▶ **Exercise task**
From the line containing "Emit a component" through the line containing "const yTicks = [1, 2, 3, 4, 5, 6, 7];", retype each line exactly; include both end lines and nothing beyond them.
----- Data to use
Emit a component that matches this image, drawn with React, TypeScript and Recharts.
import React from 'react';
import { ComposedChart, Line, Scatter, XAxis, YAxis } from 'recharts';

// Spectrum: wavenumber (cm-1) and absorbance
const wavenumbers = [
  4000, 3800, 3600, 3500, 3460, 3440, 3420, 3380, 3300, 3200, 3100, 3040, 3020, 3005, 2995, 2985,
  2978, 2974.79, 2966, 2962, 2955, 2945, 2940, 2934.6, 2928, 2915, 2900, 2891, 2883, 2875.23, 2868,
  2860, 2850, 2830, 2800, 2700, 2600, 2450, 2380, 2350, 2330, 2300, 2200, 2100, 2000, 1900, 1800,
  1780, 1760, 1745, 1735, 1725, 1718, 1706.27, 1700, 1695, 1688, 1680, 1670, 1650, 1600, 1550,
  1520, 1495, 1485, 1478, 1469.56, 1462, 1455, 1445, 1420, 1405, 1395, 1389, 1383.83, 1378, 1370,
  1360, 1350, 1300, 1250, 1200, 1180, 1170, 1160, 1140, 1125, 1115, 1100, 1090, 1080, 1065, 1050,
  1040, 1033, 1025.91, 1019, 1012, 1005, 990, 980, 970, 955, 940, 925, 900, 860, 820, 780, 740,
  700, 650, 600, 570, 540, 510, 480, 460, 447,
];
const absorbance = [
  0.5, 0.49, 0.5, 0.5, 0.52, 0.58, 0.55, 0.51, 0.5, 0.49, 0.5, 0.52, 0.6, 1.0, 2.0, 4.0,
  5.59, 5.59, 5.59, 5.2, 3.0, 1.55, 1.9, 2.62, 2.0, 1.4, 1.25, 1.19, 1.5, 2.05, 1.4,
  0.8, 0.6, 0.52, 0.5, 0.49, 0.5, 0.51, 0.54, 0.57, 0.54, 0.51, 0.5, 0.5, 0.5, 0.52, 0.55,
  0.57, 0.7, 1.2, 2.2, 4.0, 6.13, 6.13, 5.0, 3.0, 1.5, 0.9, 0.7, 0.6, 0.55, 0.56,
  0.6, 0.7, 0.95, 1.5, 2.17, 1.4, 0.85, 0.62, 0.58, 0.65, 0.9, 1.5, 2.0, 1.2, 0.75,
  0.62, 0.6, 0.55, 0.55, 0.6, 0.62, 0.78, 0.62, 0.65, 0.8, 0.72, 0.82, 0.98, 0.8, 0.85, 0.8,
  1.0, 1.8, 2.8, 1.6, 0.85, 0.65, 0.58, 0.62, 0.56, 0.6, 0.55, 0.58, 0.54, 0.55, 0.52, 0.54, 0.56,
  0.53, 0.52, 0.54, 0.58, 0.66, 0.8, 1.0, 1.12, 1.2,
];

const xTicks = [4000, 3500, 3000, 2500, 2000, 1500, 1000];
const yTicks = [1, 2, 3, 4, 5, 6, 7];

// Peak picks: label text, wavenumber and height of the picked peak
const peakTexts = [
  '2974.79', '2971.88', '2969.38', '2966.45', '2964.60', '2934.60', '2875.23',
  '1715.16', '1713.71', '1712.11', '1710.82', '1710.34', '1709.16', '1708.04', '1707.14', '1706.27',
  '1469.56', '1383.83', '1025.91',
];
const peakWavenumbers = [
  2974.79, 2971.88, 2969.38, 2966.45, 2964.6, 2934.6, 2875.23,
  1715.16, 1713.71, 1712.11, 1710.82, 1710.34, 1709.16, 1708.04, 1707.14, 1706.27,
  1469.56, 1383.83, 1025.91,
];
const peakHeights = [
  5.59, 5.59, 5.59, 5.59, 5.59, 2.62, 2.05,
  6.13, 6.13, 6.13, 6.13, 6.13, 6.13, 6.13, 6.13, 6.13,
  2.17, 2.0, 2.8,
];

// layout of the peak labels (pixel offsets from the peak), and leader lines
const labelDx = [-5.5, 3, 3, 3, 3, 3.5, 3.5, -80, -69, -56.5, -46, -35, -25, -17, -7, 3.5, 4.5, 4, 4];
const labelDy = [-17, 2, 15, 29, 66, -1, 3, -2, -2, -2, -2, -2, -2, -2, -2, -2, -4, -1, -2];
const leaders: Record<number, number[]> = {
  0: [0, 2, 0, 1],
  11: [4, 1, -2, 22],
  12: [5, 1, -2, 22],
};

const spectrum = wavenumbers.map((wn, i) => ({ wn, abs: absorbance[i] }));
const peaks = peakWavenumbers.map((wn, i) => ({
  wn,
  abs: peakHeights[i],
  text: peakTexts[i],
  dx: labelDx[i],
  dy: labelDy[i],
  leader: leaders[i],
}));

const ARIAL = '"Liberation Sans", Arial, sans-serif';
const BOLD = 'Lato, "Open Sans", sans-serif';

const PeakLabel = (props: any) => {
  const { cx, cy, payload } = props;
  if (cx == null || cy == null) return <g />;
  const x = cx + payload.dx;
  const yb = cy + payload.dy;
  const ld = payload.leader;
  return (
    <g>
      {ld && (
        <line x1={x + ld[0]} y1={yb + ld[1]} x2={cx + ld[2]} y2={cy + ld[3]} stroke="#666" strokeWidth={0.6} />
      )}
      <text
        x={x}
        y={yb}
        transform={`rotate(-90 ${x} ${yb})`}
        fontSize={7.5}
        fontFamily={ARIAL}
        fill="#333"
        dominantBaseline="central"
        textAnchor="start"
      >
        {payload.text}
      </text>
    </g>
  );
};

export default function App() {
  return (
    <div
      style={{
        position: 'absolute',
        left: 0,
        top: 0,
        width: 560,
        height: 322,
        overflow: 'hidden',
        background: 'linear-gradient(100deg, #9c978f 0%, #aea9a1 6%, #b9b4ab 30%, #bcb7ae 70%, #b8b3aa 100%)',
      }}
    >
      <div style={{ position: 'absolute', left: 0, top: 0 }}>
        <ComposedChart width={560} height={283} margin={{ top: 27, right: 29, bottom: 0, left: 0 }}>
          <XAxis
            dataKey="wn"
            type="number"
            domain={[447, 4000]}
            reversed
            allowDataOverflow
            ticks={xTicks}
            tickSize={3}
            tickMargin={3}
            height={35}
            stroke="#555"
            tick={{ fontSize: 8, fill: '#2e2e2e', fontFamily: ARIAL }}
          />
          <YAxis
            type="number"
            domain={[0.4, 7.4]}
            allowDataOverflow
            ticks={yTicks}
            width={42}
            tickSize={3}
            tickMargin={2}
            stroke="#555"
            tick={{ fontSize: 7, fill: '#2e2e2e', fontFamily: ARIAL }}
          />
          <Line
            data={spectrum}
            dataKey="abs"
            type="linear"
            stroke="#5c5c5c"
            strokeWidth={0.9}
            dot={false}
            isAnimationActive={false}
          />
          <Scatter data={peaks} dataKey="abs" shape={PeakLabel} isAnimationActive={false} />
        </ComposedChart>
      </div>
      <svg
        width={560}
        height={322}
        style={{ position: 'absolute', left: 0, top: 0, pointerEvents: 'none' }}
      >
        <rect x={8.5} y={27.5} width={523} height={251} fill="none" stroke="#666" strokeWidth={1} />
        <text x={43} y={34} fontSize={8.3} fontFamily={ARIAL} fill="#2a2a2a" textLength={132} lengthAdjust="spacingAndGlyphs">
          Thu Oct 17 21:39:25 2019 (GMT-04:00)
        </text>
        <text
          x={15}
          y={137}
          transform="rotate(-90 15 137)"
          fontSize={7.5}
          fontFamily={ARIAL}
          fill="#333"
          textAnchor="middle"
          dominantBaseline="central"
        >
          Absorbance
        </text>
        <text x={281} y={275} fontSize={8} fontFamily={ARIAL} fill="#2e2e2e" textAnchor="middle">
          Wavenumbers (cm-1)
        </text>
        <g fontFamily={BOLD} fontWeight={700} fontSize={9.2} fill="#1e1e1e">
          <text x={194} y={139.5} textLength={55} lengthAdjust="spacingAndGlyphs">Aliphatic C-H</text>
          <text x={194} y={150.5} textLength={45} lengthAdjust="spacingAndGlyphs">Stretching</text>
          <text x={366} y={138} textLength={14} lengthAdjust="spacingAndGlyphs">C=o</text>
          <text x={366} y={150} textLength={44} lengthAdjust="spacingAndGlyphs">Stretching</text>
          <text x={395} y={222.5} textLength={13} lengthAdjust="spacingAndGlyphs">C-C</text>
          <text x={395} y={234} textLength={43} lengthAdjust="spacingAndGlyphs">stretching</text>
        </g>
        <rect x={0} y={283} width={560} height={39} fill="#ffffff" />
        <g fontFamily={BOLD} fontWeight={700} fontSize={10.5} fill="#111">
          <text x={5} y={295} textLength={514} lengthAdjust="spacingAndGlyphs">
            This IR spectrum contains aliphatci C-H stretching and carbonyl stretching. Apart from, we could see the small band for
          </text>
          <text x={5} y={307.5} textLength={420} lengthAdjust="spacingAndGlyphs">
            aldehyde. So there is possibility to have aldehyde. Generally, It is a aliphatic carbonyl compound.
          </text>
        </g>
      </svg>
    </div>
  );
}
----------
----- Data to use
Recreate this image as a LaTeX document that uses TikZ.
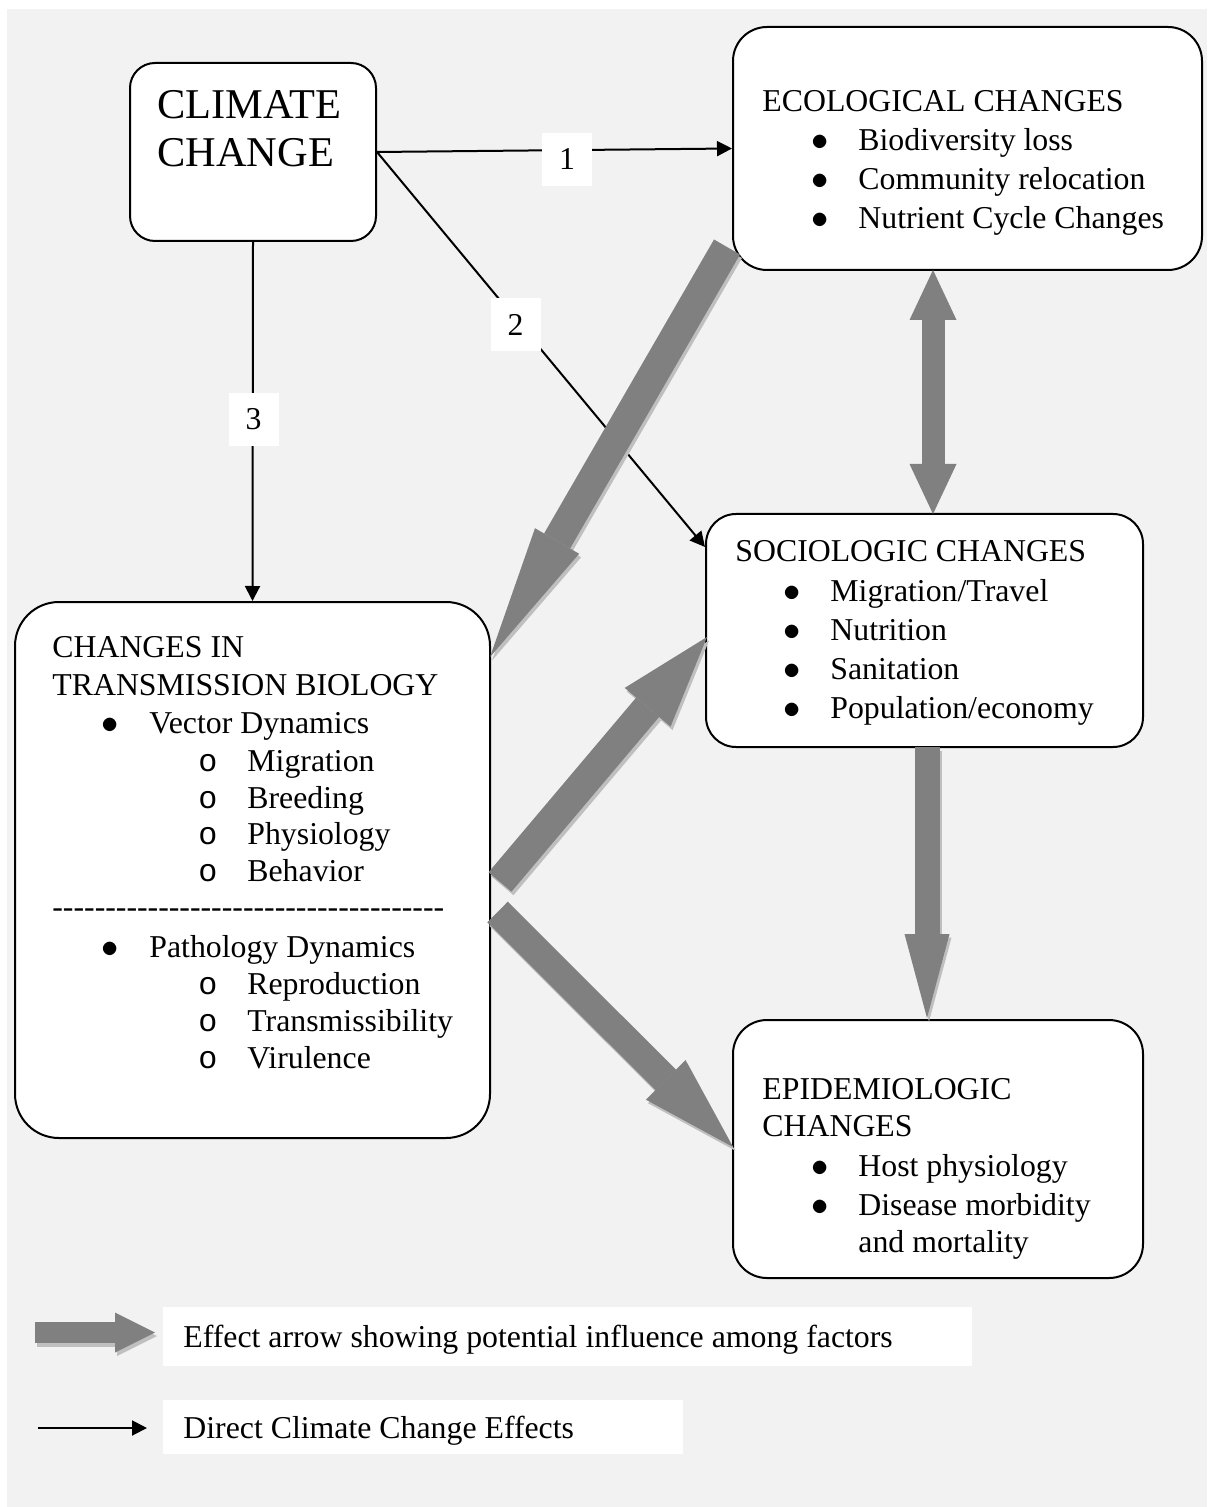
----------
▶ **Complete output**
Emit a component that matches this image, drawn with React, TypeScript and Recharts.
import React from 'react';
import { ComposedChart, Line, Scatter, XAxis, YAxis } from 'recharts';

// Spectrum: wavenumber (cm-1) and absorbance
const wavenumbers = [
  4000, 3800, 3600, 3500, 3460, 3440, 3420, 3380, 3300, 3200, 3100, 3040, 3020, 3005, 2995, 2985,
  2978, 2974.79, 2966, 2962, 2955, 2945, 2940, 2934.6, 2928, 2915, 2900, 2891, 2883, 2875.23, 2868,
  2860, 2850, 2830, 2800, 2700, 2600, 2450, 2380, 2350, 2330, 2300, 2200, 2100, 2000, 1900, 1800,
  1780, 1760, 1745, 1735, 1725, 1718, 1706.27, 1700, 1695, 1688, 1680, 1670, 1650, 1600, 1550,
  1520, 1495, 1485, 1478, 1469.56, 1462, 1455, 1445, 1420, 1405, 1395, 1389, 1383.83, 1378, 1370,
  1360, 1350, 1300, 1250, 1200, 1180, 1170, 1160, 1140, 1125, 1115, 1100, 1090, 1080, 1065, 1050,
  1040, 1033, 1025.91, 1019, 1012, 1005, 990, 980, 970, 955, 940, 925, 900, 860, 820, 780, 740,
  700, 650, 600, 570, 540, 510, 480, 460, 447,
];
const absorbance = [
  0.5, 0.49, 0.5, 0.5, 0.52, 0.58, 0.55, 0.51, 0.5, 0.49, 0.5, 0.52, 0.6, 1.0, 2.0, 4.0,
  5.59, 5.59, 5.59, 5.2, 3.0, 1.55, 1.9, 2.62, 2.0, 1.4, 1.25, 1.19, 1.5, 2.05, 1.4,
  0.8, 0.6, 0.52, 0.5, 0.49, 0.5, 0.51, 0.54, 0.57, 0.54, 0.51, 0.5, 0.5, 0.5, 0.52, 0.55,
  0.57, 0.7, 1.2, 2.2, 4.0, 6.13, 6.13, 5.0, 3.0, 1.5, 0.9, 0.7, 0.6, 0.55, 0.56,
  0.6, 0.7, 0.95, 1.5, 2.17, 1.4, 0.85, 0.62, 0.58, 0.65, 0.9, 1.5, 2.0, 1.2, 0.75,
  0.62, 0.6, 0.55, 0.55, 0.6, 0.62, 0.78, 0.62, 0.65, 0.8, 0.72, 0.82, 0.98, 0.8, 0.85, 0.8,
  1.0, 1.8, 2.8, 1.6, 0.85, 0.65, 0.58, 0.62, 0.56, 0.6, 0.55, 0.58, 0.54, 0.55, 0.52, 0.54, 0.56,
  0.53, 0.52, 0.54, 0.58, 0.66, 0.8, 1.0, 1.12, 1.2,
];

const xTicks = [4000, 3500, 3000, 2500, 2000, 1500, 1000];
const yTicks = [1, 2, 3, 4, 5, 6, 7];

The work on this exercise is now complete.